___ SUPPLIED INFORMATION

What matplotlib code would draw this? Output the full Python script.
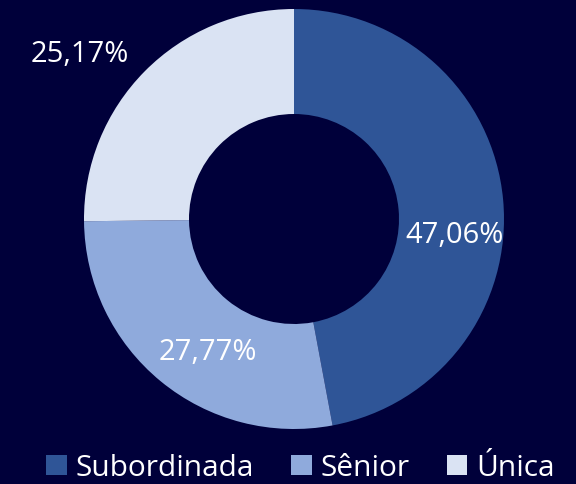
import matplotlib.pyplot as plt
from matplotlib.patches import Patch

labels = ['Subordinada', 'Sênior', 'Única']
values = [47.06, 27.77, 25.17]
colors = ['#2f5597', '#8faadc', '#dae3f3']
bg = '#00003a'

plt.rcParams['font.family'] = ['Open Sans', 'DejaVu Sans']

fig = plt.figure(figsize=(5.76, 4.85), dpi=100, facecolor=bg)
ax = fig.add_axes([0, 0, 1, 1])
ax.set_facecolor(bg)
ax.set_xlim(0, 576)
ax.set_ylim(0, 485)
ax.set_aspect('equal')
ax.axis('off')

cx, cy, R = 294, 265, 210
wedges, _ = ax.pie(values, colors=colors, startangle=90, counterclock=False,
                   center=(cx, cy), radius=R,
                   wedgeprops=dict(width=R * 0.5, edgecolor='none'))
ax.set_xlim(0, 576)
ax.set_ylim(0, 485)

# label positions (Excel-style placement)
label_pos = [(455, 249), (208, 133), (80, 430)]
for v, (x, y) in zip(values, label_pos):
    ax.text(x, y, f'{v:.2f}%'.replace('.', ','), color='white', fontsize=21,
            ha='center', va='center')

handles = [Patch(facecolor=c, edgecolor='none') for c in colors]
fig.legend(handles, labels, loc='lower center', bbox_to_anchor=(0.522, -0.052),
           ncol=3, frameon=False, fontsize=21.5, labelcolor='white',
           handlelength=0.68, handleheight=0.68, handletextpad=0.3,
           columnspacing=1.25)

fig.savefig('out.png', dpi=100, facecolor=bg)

______

INSTRUCTION:
Find every line that has "matplotlib" in it, then return those lines.

EXERCISE ANSWER:
What matplotlib code would draw this? Output the full Python script.
import matplotlib.pyplot as plt
from matplotlib.patches import Patch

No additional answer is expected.